Sin razón alguna, el furor tumbaestatuas también se ha ensañado en San Francisco con Cervantes, a quien le han pintado ojeras rojas y la palabra 'bastardo' en el plinto. ¿Por qué? ¿Por representar la lengua de los colonizadores? Vaya… Pero si el pobre Cervantes fue esclavo, estuvo cinco años cautivo en los ‘baños’ de Argel y remó como galeote, con grillos y cadenas. Su madre ofreció 300 ducados a los trinitarios para que rescataran a su hijo Miguel, manco y barbirrubio.

Aunque el vandalismo resulta detestable, la rabia de los activistas pone de manifiesto la necesidad profunda de revisar el racismo enquistado en EEUU desde su misma fundación. ¿A quién queremos ensalzar en cada monumento? Franco tuvo que salir en helicóptero del Valle de los Caídos, mientras que la estatua de Antonio López, empresario colonial y esclavista, duerme en un depósito del Museu d’Història de Barcelona. ¡Ay, si rascáramos en el pasado antillano de Catalunya!
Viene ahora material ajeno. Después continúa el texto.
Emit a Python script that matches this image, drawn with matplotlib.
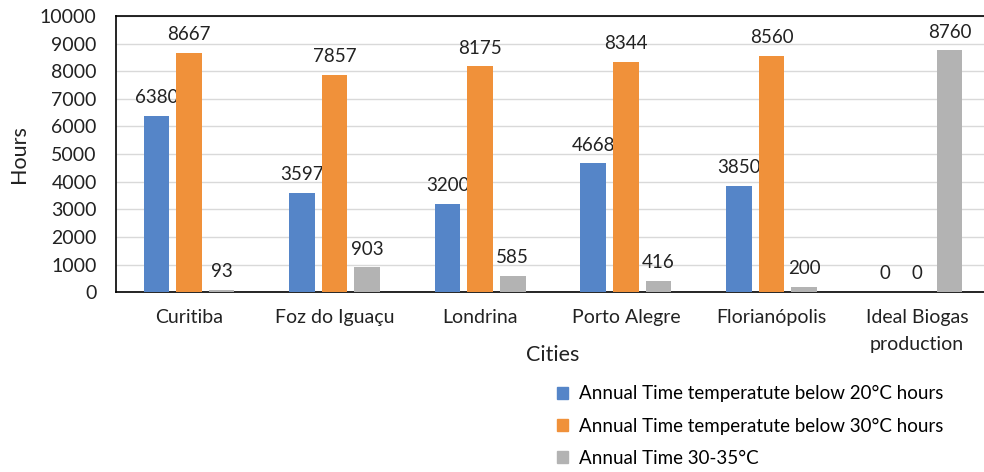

Derribadas las estatuas, se plantea ahora un interesante debate sobre su destino. ¿Deben ser restauradas? ¿Restituidas en el emplazamiento original con sus nuevas heridas de guerra? A fin de cuentas, estas protestas también escribirán la historia. ¿Exhibirlas en una galería? ¿O bien encerrarlas en un almacén oscuro con una sábana de olvido encima? Por si sirve de orientación, en la península de Crimea, frente al cabo de Tarkhankut, arrojaron al mar en su día las estatuas de los próceres soviéticos, y hoy, casi 30 años después de la caída de la URSS, conforman un bellísimo museo submarino. Marx, Lenin y Stalin, convertidos en pecios, cubiertos del verdín de las algas, en medio de un silencio denso de peces y anémonas. Si tienen curiosidad, busquen las imágenes subacuáticas del fotógrafo Andréi Nekrasov. Un goce estético.